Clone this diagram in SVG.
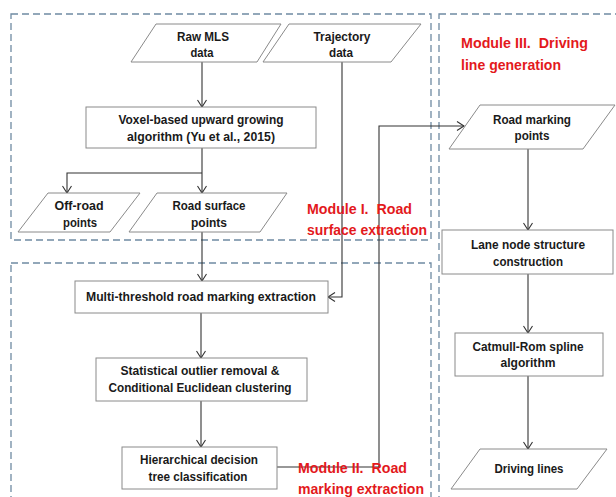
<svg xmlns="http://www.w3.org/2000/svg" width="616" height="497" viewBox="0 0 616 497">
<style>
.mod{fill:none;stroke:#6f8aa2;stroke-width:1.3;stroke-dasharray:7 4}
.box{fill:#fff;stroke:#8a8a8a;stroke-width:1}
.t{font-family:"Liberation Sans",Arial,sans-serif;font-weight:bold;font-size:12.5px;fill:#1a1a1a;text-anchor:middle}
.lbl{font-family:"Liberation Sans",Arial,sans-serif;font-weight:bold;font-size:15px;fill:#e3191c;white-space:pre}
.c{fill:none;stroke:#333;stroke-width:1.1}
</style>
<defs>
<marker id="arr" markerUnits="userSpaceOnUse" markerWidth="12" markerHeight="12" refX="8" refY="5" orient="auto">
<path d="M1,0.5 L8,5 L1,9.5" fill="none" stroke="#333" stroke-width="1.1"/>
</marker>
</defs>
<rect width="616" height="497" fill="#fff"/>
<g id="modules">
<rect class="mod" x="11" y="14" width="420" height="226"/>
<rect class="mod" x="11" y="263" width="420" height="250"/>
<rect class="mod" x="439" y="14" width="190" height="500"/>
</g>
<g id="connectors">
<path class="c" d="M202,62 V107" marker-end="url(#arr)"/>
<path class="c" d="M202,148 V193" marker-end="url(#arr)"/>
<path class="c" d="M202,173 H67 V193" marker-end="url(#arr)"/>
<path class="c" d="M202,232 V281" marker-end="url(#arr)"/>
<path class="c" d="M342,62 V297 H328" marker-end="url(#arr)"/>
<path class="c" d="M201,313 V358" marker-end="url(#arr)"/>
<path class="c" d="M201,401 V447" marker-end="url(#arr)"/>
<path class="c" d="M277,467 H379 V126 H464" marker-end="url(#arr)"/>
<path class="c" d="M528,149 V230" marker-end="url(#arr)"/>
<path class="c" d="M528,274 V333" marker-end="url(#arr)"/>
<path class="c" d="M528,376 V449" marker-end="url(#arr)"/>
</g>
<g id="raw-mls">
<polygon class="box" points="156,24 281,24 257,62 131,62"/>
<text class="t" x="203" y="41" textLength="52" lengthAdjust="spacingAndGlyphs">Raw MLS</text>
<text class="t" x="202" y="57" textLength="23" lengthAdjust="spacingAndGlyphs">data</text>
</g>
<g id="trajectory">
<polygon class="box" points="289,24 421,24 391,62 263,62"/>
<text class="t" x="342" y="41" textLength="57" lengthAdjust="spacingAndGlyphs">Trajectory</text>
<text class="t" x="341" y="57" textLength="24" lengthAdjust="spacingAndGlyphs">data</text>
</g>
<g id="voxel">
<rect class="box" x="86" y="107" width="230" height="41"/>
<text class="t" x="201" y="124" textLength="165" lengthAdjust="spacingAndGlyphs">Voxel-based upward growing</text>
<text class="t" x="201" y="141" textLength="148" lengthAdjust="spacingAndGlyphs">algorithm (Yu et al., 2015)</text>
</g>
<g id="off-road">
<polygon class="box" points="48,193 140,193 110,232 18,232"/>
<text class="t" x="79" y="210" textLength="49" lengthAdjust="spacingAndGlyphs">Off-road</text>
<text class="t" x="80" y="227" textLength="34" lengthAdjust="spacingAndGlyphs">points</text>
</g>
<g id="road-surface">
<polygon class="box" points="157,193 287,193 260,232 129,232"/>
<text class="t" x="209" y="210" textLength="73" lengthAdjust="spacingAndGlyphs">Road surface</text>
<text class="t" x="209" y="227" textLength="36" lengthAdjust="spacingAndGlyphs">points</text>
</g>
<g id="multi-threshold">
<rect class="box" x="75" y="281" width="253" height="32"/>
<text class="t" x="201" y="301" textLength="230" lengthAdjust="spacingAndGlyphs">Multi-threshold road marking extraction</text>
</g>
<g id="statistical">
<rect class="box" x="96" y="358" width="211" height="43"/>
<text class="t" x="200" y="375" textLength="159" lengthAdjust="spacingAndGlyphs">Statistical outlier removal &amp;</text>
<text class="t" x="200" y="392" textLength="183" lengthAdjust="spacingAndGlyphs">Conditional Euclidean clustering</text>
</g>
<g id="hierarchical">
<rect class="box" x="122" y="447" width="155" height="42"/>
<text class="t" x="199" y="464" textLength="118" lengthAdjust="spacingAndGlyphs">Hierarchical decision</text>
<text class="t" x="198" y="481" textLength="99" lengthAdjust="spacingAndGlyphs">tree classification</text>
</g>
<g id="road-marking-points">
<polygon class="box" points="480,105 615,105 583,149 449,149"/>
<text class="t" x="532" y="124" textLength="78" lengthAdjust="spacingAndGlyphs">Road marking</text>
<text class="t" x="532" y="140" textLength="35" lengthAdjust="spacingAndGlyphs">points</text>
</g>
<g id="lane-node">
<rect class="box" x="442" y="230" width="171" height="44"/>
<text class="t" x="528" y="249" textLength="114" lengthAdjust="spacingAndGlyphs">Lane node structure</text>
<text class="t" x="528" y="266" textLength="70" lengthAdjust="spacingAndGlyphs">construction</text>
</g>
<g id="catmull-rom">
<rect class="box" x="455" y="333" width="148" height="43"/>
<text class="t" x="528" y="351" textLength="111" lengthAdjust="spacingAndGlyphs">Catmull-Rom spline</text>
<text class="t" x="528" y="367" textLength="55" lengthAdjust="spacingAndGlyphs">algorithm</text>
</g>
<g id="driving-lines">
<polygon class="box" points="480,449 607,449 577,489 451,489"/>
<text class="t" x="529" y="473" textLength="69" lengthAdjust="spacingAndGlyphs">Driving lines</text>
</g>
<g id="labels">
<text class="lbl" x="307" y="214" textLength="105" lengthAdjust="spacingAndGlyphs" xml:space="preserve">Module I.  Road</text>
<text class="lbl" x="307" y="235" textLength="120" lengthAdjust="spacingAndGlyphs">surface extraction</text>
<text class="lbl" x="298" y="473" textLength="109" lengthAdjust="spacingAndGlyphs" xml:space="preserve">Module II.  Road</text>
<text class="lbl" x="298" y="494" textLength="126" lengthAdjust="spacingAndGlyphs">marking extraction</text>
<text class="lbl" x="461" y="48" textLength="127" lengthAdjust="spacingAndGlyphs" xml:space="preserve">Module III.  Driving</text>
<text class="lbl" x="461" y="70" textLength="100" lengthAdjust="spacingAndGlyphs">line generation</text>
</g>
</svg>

WORK TO BE COMPLETED: Omit any images, then output the listing exactly.

SOLUTION FOR THIS EXERCISE:
Clone this diagram in SVG.
<svg xmlns="http://www.w3.org/2000/svg" width="616" height="497" viewBox="0 0 616 497">
<style>
.mod{fill:none;stroke:#6f8aa2;stroke-width:1.3;stroke-dasharray:7 4}
.box{fill:#fff;stroke:#8a8a8a;stroke-width:1}
.t{font-family:"Liberation Sans",Arial,sans-serif;font-weight:bold;font-size:12.5px;fill:#1a1a1a;text-anchor:middle}
.lbl{font-family:"Liberation Sans",Arial,sans-serif;font-weight:bold;font-size:15px;fill:#e3191c;white-space:pre}
.c{fill:none;stroke:#333;stroke-width:1.1}
</style>
<defs>
<marker id="arr" markerUnits="userSpaceOnUse" markerWidth="12" markerHeight="12" refX="8" refY="5" orient="auto">
<path d="M1,0.5 L8,5 L1,9.5" fill="none" stroke="#333" stroke-width="1.1"/>
</marker>
</defs>
<rect width="616" height="497" fill="#fff"/>
<g id="modules">
<rect class="mod" x="11" y="14" width="420" height="226"/>
<rect class="mod" x="11" y="263" width="420" height="250"/>
<rect class="mod" x="439" y="14" width="190" height="500"/>
</g>
<g id="connectors">
<path class="c" d="M202,62 V107" marker-end="url(#arr)"/>
<path class="c" d="M202,148 V193" marker-end="url(#arr)"/>
<path class="c" d="M202,173 H67 V193" marker-end="url(#arr)"/>
<path class="c" d="M202,232 V281" marker-end="url(#arr)"/>
<path class="c" d="M342,62 V297 H328" marker-end="url(#arr)"/>
<path class="c" d="M201,313 V358" marker-end="url(#arr)"/>
<path class="c" d="M201,401 V447" marker-end="url(#arr)"/>
<path class="c" d="M277,467 H379 V126 H464" marker-end="url(#arr)"/>
<path class="c" d="M528,149 V230" marker-end="url(#arr)"/>
<path class="c" d="M528,274 V333" marker-end="url(#arr)"/>
<path class="c" d="M528,376 V449" marker-end="url(#arr)"/>
</g>
<g id="raw-mls">
<polygon class="box" points="156,24 281,24 257,62 131,62"/>
<text class="t" x="203" y="41" textLength="52" lengthAdjust="spacingAndGlyphs">Raw MLS</text>
<text class="t" x="202" y="57" textLength="23" lengthAdjust="spacingAndGlyphs">data</text>
</g>
<g id="trajectory">
<polygon class="box" points="289,24 421,24 391,62 263,62"/>
<text class="t" x="342" y="41" textLength="57" lengthAdjust="spacingAndGlyphs">Trajectory</text>
<text class="t" x="341" y="57" textLength="24" lengthAdjust="spacingAndGlyphs">data</text>
</g>
<g id="voxel">
<rect class="box" x="86" y="107" width="230" height="41"/>
<text class="t" x="201" y="124" textLength="165" lengthAdjust="spacingAndGlyphs">Voxel-based upward growing</text>
<text class="t" x="201" y="141" textLength="148" lengthAdjust="spacingAndGlyphs">algorithm (Yu et al., 2015)</text>
</g>
<g id="off-road">
<polygon class="box" points="48,193 140,193 110,232 18,232"/>
<text class="t" x="79" y="210" textLength="49" lengthAdjust="spacingAndGlyphs">Off-road</text>
<text class="t" x="80" y="227" textLength="34" lengthAdjust="spacingAndGlyphs">points</text>
</g>
<g id="road-surface">
<polygon class="box" points="157,193 287,193 260,232 129,232"/>
<text class="t" x="209" y="210" textLength="73" lengthAdjust="spacingAndGlyphs">Road surface</text>
<text class="t" x="209" y="227" textLength="36" lengthAdjust="spacingAndGlyphs">points</text>
</g>
<g id="multi-threshold">
<rect class="box" x="75" y="281" width="253" height="32"/>
<text class="t" x="201" y="301" textLength="230" lengthAdjust="spacingAndGlyphs">Multi-threshold road marking extraction</text>
</g>
<g id="statistical">
<rect class="box" x="96" y="358" width="211" height="43"/>
<text class="t" x="200" y="375" textLength="159" lengthAdjust="spacingAndGlyphs">Statistical outlier removal &amp;</text>
<text class="t" x="200" y="392" textLength="183" lengthAdjust="spacingAndGlyphs">Conditional Euclidean clustering</text>
</g>
<g id="hierarchical">
<rect class="box" x="122" y="447" width="155" height="42"/>
<text class="t" x="199" y="464" textLength="118" lengthAdjust="spacingAndGlyphs">Hierarchical decision</text>
<text class="t" x="198" y="481" textLength="99" lengthAdjust="spacingAndGlyphs">tree classification</text>
</g>
<g id="road-marking-points">
<polygon class="box" points="480,105 615,105 583,149 449,149"/>
<text class="t" x="532" y="124" textLength="78" lengthAdjust="spacingAndGlyphs">Road marking</text>
<text class="t" x="532" y="140" textLength="35" lengthAdjust="spacingAndGlyphs">points</text>
</g>
<g id="lane-node">
<rect class="box" x="442" y="230" width="171" height="44"/>
<text class="t" x="528" y="249" textLength="114" lengthAdjust="spacingAndGlyphs">Lane node structure</text>
<text class="t" x="528" y="266" textLength="70" lengthAdjust="spacingAndGlyphs">construction</text>
</g>
<g id="catmull-rom">
<rect class="box" x="455" y="333" width="148" height="43"/>
<text class="t" x="528" y="351" textLength="111" lengthAdjust="spacingAndGlyphs">Catmull-Rom spline</text>
<text class="t" x="528" y="367" textLength="55" lengthAdjust="spacingAndGlyphs">algorithm</text>
</g>
<g id="driving-lines">
<polygon class="box" points="480,449 607,449 577,489 451,489"/>
<text class="t" x="529" y="473" textLength="69" lengthAdjust="spacingAndGlyphs">Driving lines</text>
</g>
<g id="labels">
<text class="lbl" x="307" y="214" textLength="105" lengthAdjust="spacingAndGlyphs" xml:space="preserve">Module I.  Road</text>
<text class="lbl" x="307" y="235" textLength="120" lengthAdjust="spacingAndGlyphs">surface extraction</text>
<text class="lbl" x="298" y="473" textLength="109" lengthAdjust="spacingAndGlyphs" xml:space="preserve">Module II.  Road</text>
<text class="lbl" x="298" y="494" textLength="126" lengthAdjust="spacingAndGlyphs">marking extraction</text>
<text class="lbl" x="461" y="48" textLength="127" lengthAdjust="spacingAndGlyphs" xml:space="preserve">Module III.  Driving</text>
<text class="lbl" x="461" y="70" textLength="100" lengthAdjust="spacingAndGlyphs">line generation</text>
</g>
</svg>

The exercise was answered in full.